We sit wiping our eyes in the coffee shop ‘you are not ok are you?’ She questions and I shake my head ‘Grant?’ she enquires and I take a breath.
‘I miss him so much, I have been without him longer than I was with him but I feel there is an empty space inside me’
‘You heard there was no baby? She expected him to marry her and then get pregnant very quickly obviously the longer time went on she panicked so got herself pregnant and now has a huge bump but unless she has the gestation period of an elephant….. If it was Grants it would have been born a month or so ago’ I close my eyes tight, so it was all for nothing all the worry and upset ‘obviously she doesn’t work for him anymore, he paid her off when you left him claiming her job was redundant’
‘How is he?’
‘Very different, cold, harsh. Mike comments that if he wasn’t his friend he would have told him to stick his job’
I shake my head, ‘is he dating?’ why am I asking that? The answer will rip me apart!
‘Not that I am aware of, he has been in Vegas for the past few weeks’ I take a breath in to prevent the knife pierce me, we were going to revisit Vegas and refresh our memories ‘working on the new project apparently’ she glances at me ‘which brings me to my next question’
My eyes meet hers questioning, ‘what’s that?’
‘Will you be my maid of honor?’ her eyes are cautious.
I smile ‘I would be honored, forgive the pun’
‘There is something else though’ she continues her gaze dropping to the mug sitting in front of her.
‘Go on’ I urge.
‘We are getting married in Vegas!’ she tests a glance my way and witnesses the flinch within my eyes.
‘
Oh Bella!’ I warn ‘I don’t think I can do that’
‘Why not? You loved Vegas’ she attempts.
‘Yes but why did I love Vegas Bella?’ I wipe a stray tear.
‘Because you met Grant there’ she sighs.
‘Is he invited?’ I have to know.
‘Of course’ she shrugs ‘he is Mike’s friend’
‘When?’ my heart is thumping in my chest at the prospect of seeing him despite my brain reminding me how much he hurt me.

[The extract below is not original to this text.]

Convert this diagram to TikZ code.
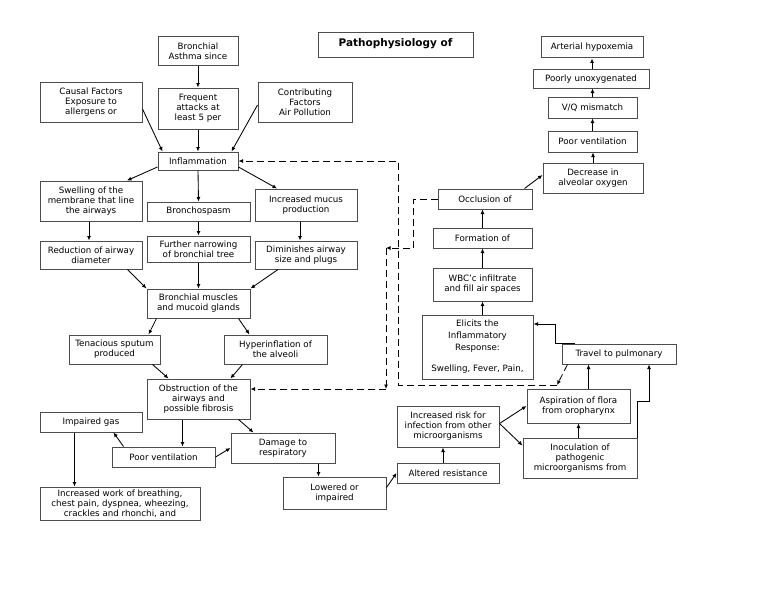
\documentclass[tikz,border=0pt]{standalone}
\usepackage{fontspec}
\setmainfont{DejaVu Sans}
\usetikzlibrary{arrows.meta}
\tikzset{
  bx/.style={draw=black!70, line width=1pt, fill=white, align=center, inner sep=1pt,
    font=\fontsize{8.7}{10}\selectfont},
  titlebx/.style={font=\fontsize{10.5}{12}\selectfont\bfseries},
  arr/.style={draw=black, line width=0.85pt, -{Latex[length=4.5pt,width=4pt]}},
  darr/.style={arr, dash pattern=on 7pt off 4pt}
}
\newcommand\mybox[7][]{\node[bx,#1,minimum width={(#5-#3)*1pt},minimum height={(#6-#4)*1pt}] (#2) at ({(#3+#5)/2},{(#4+#6)/2}) {#7};}
\begin{document}
\begin{tikzpicture}[x=1pt,y=-1pt]
\fill[white] (0,0) rectangle (768,594);
\useasboundingbox (0,0) rectangle (768,594);
% boxes
\mybox[titlebx,text depth=5pt]{title}{318}{33}{473}{58}{Pathophysiology of}
\mybox{asthma}{158}{37}{238}{66}{Bronchial\\Asthma since}
\mybox{frequent}{158}{88}{238}{129}{Frequent\\attacks at\\least 5 per}
\mybox{causal}{40}{82}{142}{122}{Causal Factors\\Exposure to\\allergens or}
\mybox{contrib}{258}{82}{352}{122}{Contributing\\Factors\\Air Pollution}
\mybox{inflam}{158}{152}{238}{170}{Inflammation}
\mybox{swelling}{40}{181}{142}{221}{Swelling of the\\membrane that line\\the airways}
\mybox{broncho}{147}{202}{250}{221}{Bronchospasm}
\mybox{mucus}{255}{189}{357}{221}{Increased mucus\\production}
\mybox{reduction}{40}{241}{142}{269}{Reduction of airway\\diameter}
\mybox{narrowing}{147}{236}{250}{262}{Further narrowing\\of bronchial tree}
\mybox{diminish}{255}{241}{357}{269}{Diminishes airway\\size and plugs}
\mybox{muscles}{147}{289}{250}{318}{Bronchial muscles\\and mucoid glands}
\mybox{tenacious}{69}{335}{160}{364}{Tenacious sputum\\produced}
\mybox{hyper}{224}{335}{327}{364}{Hyperinflation of\\the alveoli}
\mybox{obstruct}{147}{379}{250}{419}{Obstruction of the\\airways and\\possible fibrosis}
\mybox{impaired}{40}{412}{142}{432}{Impaired gas}
\mybox{poorvl}{112}{447}{215}{467}{Poor ventilation}
\mybox{damage}{231}{433}{335}{463}{Damage to\\respiratory}
\mybox{work}{40}{487}{200}{520}{Increased work of breathing,\\chest pain, dyspnea, wheezing,\\crackles and rhonchi, and}
\mybox{lowered}{283}{477}{386}{509}{Lowered or\\impaired}
\mybox{altered}{397}{463}{499}{483}{Altered resistance}
\mybox{risk}{397}{406}{499}{447}{Increased risk for\\infection from other\\microorganisms}
\mybox{aspir}{527}{389}{630}{423}{Aspiration of flora\\from oropharynx}
\mybox{inoc}{523}{438}{637}{478}{Inoculation of\\pathogenic\\microorganisms from}
\mybox{travel}{562}{344}{676}{364}{Travel to pulmonary}
\mybox[font=\fontsize{8.7}{12}\selectfont]{elicits}{422}{315}{533}{379}{Elicits the\\Inflammatory\\Response:\\[9pt]Swelling, Fever, Pain,}
\mybox{wbc}{433}{268}{532}{301}{WBC'c infiltrate\\and fill air spaces}
\mybox{formation}{433}{228}{532}{248}{Formation of}
\mybox{occlusion}{438}{189}{532}{209}{Occlusion of}
\mybox{decrease}{543}{163}{643}{193}{Decrease in\\alveolar oxygen}
\mybox{poorvr}{548}{131}{637}{152}{Poor ventilation}
\mybox{vq}{548}{97}{637}{118}{V/Q mismatch}
\mybox{poorly}{533}{70}{649}{88}{Poorly unoxygenated}
\mybox{arterial}{541}{37}{643}{58}{Arterial hypoxemia}
% coordinates for bends
\coordinate (j1) at (649,401);
\coordinate (j2) at (555,324);
\coordinate (d1) at (557,385);
\coordinate (d2) at (398,385);
\coordinate (d3) at (398,161);
\coordinate (e1) at (413,199);
\coordinate (e2) at (413,248);
\coordinate (e3) at (386,248);
\coordinate (e4) at (386,389);
% connectors, left part
\draw[arr] (asthma.south) -- (frequent.north);
\draw[arr] (frequent.south) -- (inflam.north);
\draw[arr] ([yshift=-7]causal.east) -- ([xshift=5]inflam.north west);
\draw[arr] ([yshift=-3]contrib.west) -- ([xshift=-7]inflam.north east);
\draw[arr] ([yshift=-6]inflam.west) -- ([xshift=36]swelling.north);
\draw[arr] (inflam.south) -- (broncho.north);
\draw[arr] ([yshift=-6]inflam.east) -- ([xshift=-29]mucus.north);
\draw[arr] ([xshift=-2]swelling.south) -- ([xshift=-2]reduction.north);
\draw[arr] (broncho.south) -- (narrowing.north);
\draw[arr] ([xshift=-6]mucus.south) -- ([xshift=-6]diminish.north);
\draw[arr] ([xshift=-15]reduction.south east) -- (muscles.north west);
\draw[arr] (narrowing.south) -- (muscles.north);
\draw[arr] ([xshift=-28]diminish.south) -- (muscles.north east);
\draw[arr] ([xshift=10]muscles.south west) -- ([xshift=-12]tenacious.north east);
\draw[arr] ([xshift=-12]muscles.south east) -- ([xshift=26]hyper.north west);
\draw[arr] ([xshift=-8]tenacious.south east) -- ([xshift=22]obstruct.north west);
\draw[arr] ([xshift=19]hyper.south west) -- ([xshift=-20]obstruct.north east);
\draw[arr] ([xshift=-16]obstruct.south) -- ([xshift=-16]obstruct.south |- poorvl.north);
\draw[arr] ([xshift=-12]obstruct.south east) -- ([xshift=23]damage.north west);
\draw[arr] ([xshift=12]poorvl.north west) -- ([xshift=-29]impaired.south east);
\draw[arr] (poorvl.east) -- (damage.west);
\draw[arr] ([xshift=35]impaired.south west) -- ([xshift=35]work.north west);
\draw[arr] ([xshift=-17]damage.south east) -- ([xshift=-17]damage.south east |- lowered.north);
\draw[arr] ([yshift=-11]lowered.north east) -- (altered.west);
% right part
\draw[arr] ([xshift=-5]altered.north) -- ([xshift=-5]risk.south);
\draw[arr] ([yshift=3]risk.east) -- (aspir.west);
\draw[arr] ([yshift=3]risk.east) -- ([yshift=-8]inoc.north west);
\draw[arr] (aspir.south |- inoc.north) -- (aspir.south);
\draw[arr] ([xshift=10]aspir.north) -- ([xshift=10]aspir.north |- travel.south);
\draw[arr] (inoc.north east) |- (j1) -- (j1 |- travel.south);
\draw[arr] ([xshift=13]travel.north west) -- (j2 |- travel.north) -- (j2) -- (j2 -| elicits.east);
\draw[arr] (elicits.north -| wbc.south) -- (wbc.south);
\draw[arr] (wbc.north) -- (formation.south);
\draw[arr] (formation.north) -- (formation.north |- occlusion.south);
\draw[arr] ([xshift=-8]occlusion.north east) -- ([yshift=3]decrease.west);
\draw[arr] (decrease.north) -- (decrease.north |- poorvr.south);
\draw[arr] (poorvr.north) -- (vq.south);
\draw[arr] (vq.north) -- (vq.north |- poorly.south);
\draw[arr] (poorly.north -| arterial.south) -- (arterial.south);
% dashed feedback lines
\draw[darr] ([xshift=6]travel.south west) -- (d1);
\draw[darr] (d1) -- (d2) -- (d3) -- (d3 -| inflam.east);
\draw[darr] (occlusion.west) -- (e1) -- (e2) -- (e3);
\draw[darr] (e3) -- (e4);
\draw[darr] (e4) -- (e4 -| obstruct.east);
\end{tikzpicture}
\end{document}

‘Three weeks’ time’ she risks a glance.
‘Why? What’s the rush?’ I frown suddenly.
She smiles at me secretively ‘because we are having a baby’
I gasp holding my hand to my chest ‘oh my god Bella!’ I pull her in for a hug ‘congratulations again!’
‘So will you? It would mean so much to me’ her eyes plead.
‘Is he bringing a date because I couldn’t cope with that?’ I splutter.
‘No he isn’t’ she informs me ‘because it isn’t a plus one invite’
I sigh can I see him again? Would I be opening a whole can of worms? I am hurting now would it make a difference? I am aching to see him again.
‘It is an all-expenses paid trip, Mike is paying to fly me and you out and have a few days in the spa before the wedding’
‘Ok’ I exhale the breath I have been holding ‘I could do with a holiday but I can pay for myself’ my mind screams, how!!!
‘No that isn’t the deal, it is my future husbands wedding present to me’
********
Once again I am seated in first class with a glass of champagne my mind rewinding to the last occasion I sat here, I have a plastic smile plastered on my face camouflaging my pain. Bella is chatting nonstop I think to distract me from my memories.
‘So we are staying at The Wynn hotel’ she babbles, well at least it isn’t The Bellagio, ‘the boys are at The Bellagio’ my stomach drops ‘they are flying out tomorrow but we won’t see them until the ceremony’ she assures me.